Given equation of the line is
$3x + 2y = 6$
Now we have to find out the intersection points of this line with the axis.
Case 1 – Intersection point with x-axis.
As we know on x-axis the value of y is zero.
So, substitute y = 0 in the given equation we have,
$\Rightarrow 3x + 2 \times 0 = 6$
Now simplify this equation we have,
$\Rightarrow 3x = 6 \\ \Rightarrow x = \dfrac{6}{3} = 2 \\$
So, the intersection point with the x-axis is (2, 0) as shown in figure.
Case 2 – Intersection point with y-axis.
As we know on y-axis the value of x is zero.
So, substitute x = 0 in the given equation we have,
$\Rightarrow 3 \times 0 + 2y = 6$
Now simplify this equation we have,
$\Rightarrow 2y = 6 \\ \Rightarrow y = \dfrac{6}{2} = 3 \\$
So, the intersection point with the y-axis is (0, 3) as shown in figure.
So intersection points of the line with the axis are (2, 0) and (0, 3) as shown in figure.

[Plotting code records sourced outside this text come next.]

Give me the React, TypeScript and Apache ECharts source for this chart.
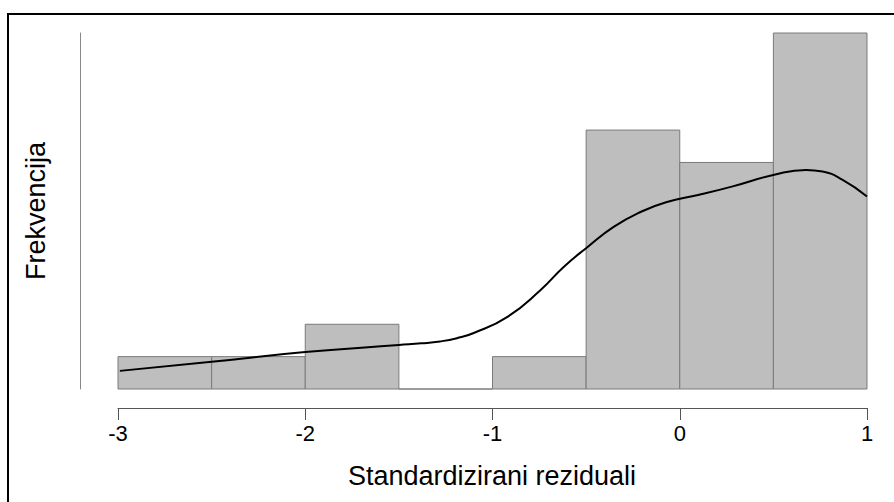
import React, { useEffect, useRef } from "react";
import * as echarts from "echarts";

// Histogram bins (standardized residuals) and counts
const binStarts = [-3, -2.5, -2, -1.5, -1, -0.5, 0, 0.5];
const binEnds = [-2.5, -2, -1.5, -1, -0.5, 0, 0.5, 1];
const counts = [1, 1, 2, 0, 1, 8, 7, 11];

// Density curve (scaled to frequency)
const densityX = [-2.99, -2.5, -2.0, -1.5, -1.38, -1.28, -1.19, -1.1, -0.92, -0.743, -0.62, -0.492, -0.353, -0.209, -0.073, 0.104, 0.283, 0.505, 0.674, 0.763, 0.87, 1.0];
const densityY = [0.56, 0.84, 1.14, 1.36, 1.41, 1.47, 1.57, 1.73, 2.23, 3.06, 3.77, 4.39, 5.01, 5.47, 5.77, 6.0, 6.26, 6.62, 6.77, 6.72, 6.46, 5.95];

const xTicks = [-3, -2, -1, 0, 1];
const xTitle = "Standardizirani reziduali";
const yTitle = "Frekvencija";

const FONT = "'Liberation Sans', Arial, sans-serif";

export default function App() {
  const ref = useRef<HTMLDivElement>(null);
  useEffect(() => {
    if (!ref.current) return;
    const chart = echarts.init(ref.current, null, { renderer: "svg" });
    const histData = binStarts.map((s, i) => [s, binEnds[i], counts[i]]);
    const curveData = densityX.map((x, i) => [x, densityY[i]]);
    chart.setOption({
      animation: false,
      backgroundColor: "#ffffff",
      grid: { left: 118, right: 27, top: 33, bottom: 113 },
      xAxis: {
        type: "value",
        min: xTicks[0],
        max: xTicks[xTicks.length - 1],
        interval: 1,
        offset: 19,
        splitLine: { show: false },
        axisLine: { show: true, onZero: false, lineStyle: { color: "#555555", width: 1 } },
        axisTick: { show: true, length: 12, lineStyle: { color: "#555555", width: 1 } },
        axisLabel: { color: "#000000", fontSize: 22, fontFamily: FONT, margin: 14 },
      },
      yAxis: {
        type: "value",
        min: 0,
        max: 11,
        offset: 38,
        splitLine: { show: false },
        axisLine: { show: true, onZero: false, lineStyle: { color: "#888888", width: 1 } },
        axisTick: { show: false },
        axisLabel: { show: false },
      },
      graphic: [
        {
          type: "rect",
          shape: { x: 8, y: 14, width: 1000, height: 1000 },
          style: { fill: "none", stroke: "#000000", lineWidth: 2 },
          silent: true,
        },
        {
          type: "text",
          x: 492,
          y: 476,
          style: {
            text: xTitle,
            fontSize: 27,
            fontFamily: FONT,
            fill: "#000000",
            align: "center",
            verticalAlign: "middle",
          },
        },
        {
          type: "text",
          x: 36,
          y: 211,
          rotation: Math.PI / 2,
          style: {
            text: yTitle,
            fontSize: 27,
            fontFamily: FONT,
            fill: "#000000",
            align: "center",
            verticalAlign: "middle",
          },
        },
      ],
      series: [
        {
          type: "custom",
          data: histData,
          encode: { x: [0, 1], y: 2 },
          renderItem: (params: any, api: any) => {
            const x0 = api.value(0);
            const x1 = api.value(1);
            const c = api.value(2);
            const p0 = api.coord([x0, c]);
            const p1 = api.coord([x1, 0]);
            return {
              type: "rect",
              shape: { x: p0[0], y: p0[1], width: p1[0] - p0[0], height: p1[1] - p0[1] },
              style: { fill: "#bebebe", stroke: "#7a7a7a", lineWidth: 1 },
            };
          },
          z: 1,
        },
        {
          type: "line",
          data: curveData,
          smooth: 0.5,
          showSymbol: false,
          symbol: "none",
          lineStyle: { color: "#000000", width: 2 },
          z: 3,
        },
      ],
    });
    return () => chart.dispose();
  }, []);
  return (
    <div
      ref={ref}
      style={{ position: "fixed", left: 0, top: 0, width: 894, height: 502 }}
    />
  );
}
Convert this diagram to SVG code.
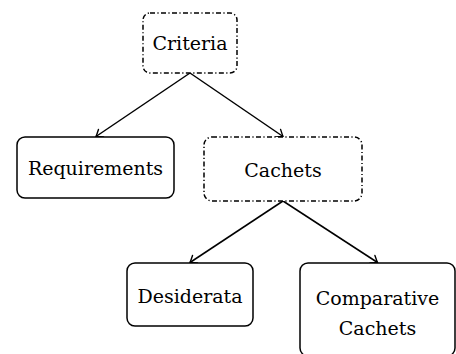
<svg xmlns="http://www.w3.org/2000/svg" width="456" height="354" viewBox="0 0 456 354">
  <style>
    .box { fill: #fff; stroke: #000; stroke-width: 1.5; }
    .dd { stroke-dasharray: 5 2.4 1.2 2.4; }
    .lbl { font-family: "DejaVu Serif", "Liberation Serif", serif; font-size: 19px; fill: #000; text-anchor: middle; }
    .edge { fill: none; stroke: #000; stroke-width: 1.5; marker-end: url(#tip); }
  </style>
  <defs>
    <marker id="tip" markerUnits="userSpaceOnUse" viewBox="-7 -6 9 12" refX="0" refY="0" markerWidth="9" markerHeight="12" orient="auto" overflow="visible">
      <path d="M -6 -4.5 Q -1.8 -1.2 0 0 Q -1.8 1.2 -6 4.5" fill="none" stroke="#000" stroke-width="1.4" stroke-linecap="round"/>
    </marker>
  </defs>

  <g id="edges">
    <line class="edge" x1="190" y1="73" x2="96" y2="136.5"/>
    <line class="edge" x1="190" y1="73" x2="283" y2="136.5"/>
    <line class="edge" x1="283" y1="201" x2="190" y2="262.5"/>
    <line class="edge" x1="283" y1="201" x2="377.5" y2="262.5"/>
  </g>

  <g id="criteria">
    <rect class="box dd" x="143" y="13" width="94" height="60" rx="7"/>
    <text class="lbl" x="190" y="49.5">Criteria</text>
  </g>

  <g id="requirements">
    <rect class="box" x="17" y="137" width="157" height="61" rx="8"/>
    <text class="lbl" x="95.5" y="175">Requirements</text>
  </g>

  <g id="cachets">
    <rect class="box dd" x="204" y="137" width="158" height="64" rx="8"/>
    <text class="lbl" x="283" y="177">Cachets</text>
  </g>

  <g id="desiderata">
    <rect class="box" x="127" y="263" width="126" height="63" rx="8"/>
    <text class="lbl" x="190" y="303">Desiderata</text>
  </g>

  <g id="comparative-cachets">
    <rect class="box" x="300" y="263" width="155" height="93" rx="8"/>
    <text class="lbl" x="377.5" y="305">Comparative</text>
    <text class="lbl" x="377.5" y="335">Cachets</text>
  </g>
</svg>
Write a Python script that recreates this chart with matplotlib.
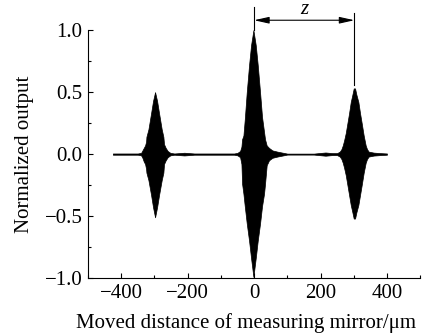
import matplotlib
matplotlib.use("Agg")
import matplotlib.pyplot as plt
from matplotlib.patches import FancyArrowPatch
from matplotlib.ticker import MultipleLocator

# Envelope of the interferogram
env_x = [-425, -350, -340, -336, -332, -328, -325, -324, -318, -310, -304, -298,
         -292, -286, -278, -273, -271, -266, -260, -252, -240, -225, -210, -195,
         -180, -60, -50, -42, -38, -36, -32, -28, -22, -15, -9, -2, 5, 11, 18,
         24, 30, 33, 38, 45, 55, 70, 85, 100, 180, 195, 215, 235, 250, 258, 263,
         267, 271, 276, 281, 286, 291, 296, 300, 304, 308, 314, 319, 324, 330,
         336, 340, 345, 360, 380, 400]
env_upper = [0.005, 0.005, 0.01, 0.03, 0.05, 0.07, 0.10, 0.14, 0.20, 0.33, 0.43, 0.50,
             0.43, 0.33, 0.20, 0.14, 0.08, 0.05, 0.025, 0.01, 0.005, 0.008, 0.011, 0.008,
             0.005, 0.005, 0.01, 0.025, 0.06, 0.12, 0.15, 0.28, 0.50, 0.72, 0.88, 1.00, 0.88, 0.72, 0.50,
             0.30, 0.18, 0.12, 0.07, 0.05, 0.03, 0.02, 0.012, 0.004, 0.004, 0.008, 0.013, 0.008, 0.008, 0.02, 0.04,
             0.07, 0.11, 0.17, 0.25, 0.33, 0.42, 0.48, 0.53, 0.53, 0.48, 0.42, 0.33, 0.25, 0.15,
             0.07, 0.04, 0.02, 0.012, 0.008, 0.005]
env_lower = [-0.005, -0.005, -0.01, -0.03, -0.06, -0.08, -0.12, -0.15, -0.21, -0.33, -0.43, -0.51,
             -0.43, -0.33, -0.21, -0.15, -0.08, -0.05, -0.025, -0.01, -0.005, -0.008, -0.011, -0.008,
             -0.005, -0.005, -0.01, -0.025, -0.08, -0.24, -0.32, -0.42, -0.56, -0.70, -0.84, -0.99, -0.84, -0.70, -0.56,
             -0.42, -0.32, -0.24, -0.09, -0.05, -0.03, -0.02, -0.012, -0.004, -0.004, -0.008, -0.013, -0.008, -0.008, -0.02, -0.04,
             -0.07, -0.11, -0.17, -0.25, -0.33, -0.41, -0.47, -0.52, -0.52, -0.47, -0.41, -0.33, -0.25, -0.15,
             -0.07, -0.04, -0.02, -0.012, -0.008, -0.005]

x_ticks = [-400, -200, 0, 200, 400]
y_ticks = [-1.0, -0.5, 0.0, 0.5, 1.0]
z_start, z_end = 0, 302
z_label = "z"
x_label = "Moved distance of measuring mirror/\u03bcm"
y_label = "Normalized output"

plt.rcParams['font.family'] = ['Liberation Serif', 'DejaVu Serif']
fs = 15

fig = plt.figure(figsize=(4.27, 3.35), dpi=100)
ax = fig.add_axes([0.206, 0.170, 0.778, 0.740])

ax.fill_between(env_x, env_lower, env_upper, color='black', linewidth=0.5, edgecolor='black')

ax.set_xlim(-500, 500)
ax.set_ylim(-1.0, 1.0)
ax.set_xticks(x_ticks)
ax.set_yticks(y_ticks)
ax.xaxis.set_minor_locator(MultipleLocator(100))
ax.yaxis.set_minor_locator(MultipleLocator(0.25))
ax.tick_params(which='major', direction='in', length=3.5, width=0.8, labelsize=fs, pad=4)
ax.tick_params(which='minor', direction='in', length=2, width=0.8)
for s in ['top', 'right']:
    ax.spines[s].set_visible(False)
for s in ['left', 'bottom']:
    ax.spines[s].set_linewidth(0.8)

ax.set_xlabel(x_label, fontsize=fs, ha='center', va='center')
ax.xaxis.set_label_coords(0.476, -0.181)
ax.set_ylabel(y_label, fontsize=fs, ha='center', va='center')
ax.yaxis.set_label_coords(-0.19, 0.50)

# z annotation
ax.plot([z_start, z_start], [1.0, 1.185], color='black', lw=0.8, clip_on=False)
ax.plot([z_end, z_end], [0.556, 1.14], color='black', lw=0.8, clip_on=False)
arr = FancyArrowPatch((z_start, 1.08), (z_end, 1.08),
                      arrowstyle='<|-|>,head_length=0.9,head_width=0.2',
                      mutation_scale=10, color='black', lw=0.8, clip_on=False,
                      shrinkA=0, shrinkB=0)
ax.add_patch(arr)
ax.text((z_start + z_end) / 2, 1.165, z_label, fontsize=fs, style='italic',
        ha='center', va='center', clip_on=False)

fig.savefig('out.png', dpi=100)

Hence option (d) is correct.

Note –Whenever we face such types of questions the key concept involved is to have a diagrammatic representation of the line given in question, then using the concept that at the point of intersection with any axis or even with any other line the points must satisfy the equation of line. This will help you get on the right track to reach the answer.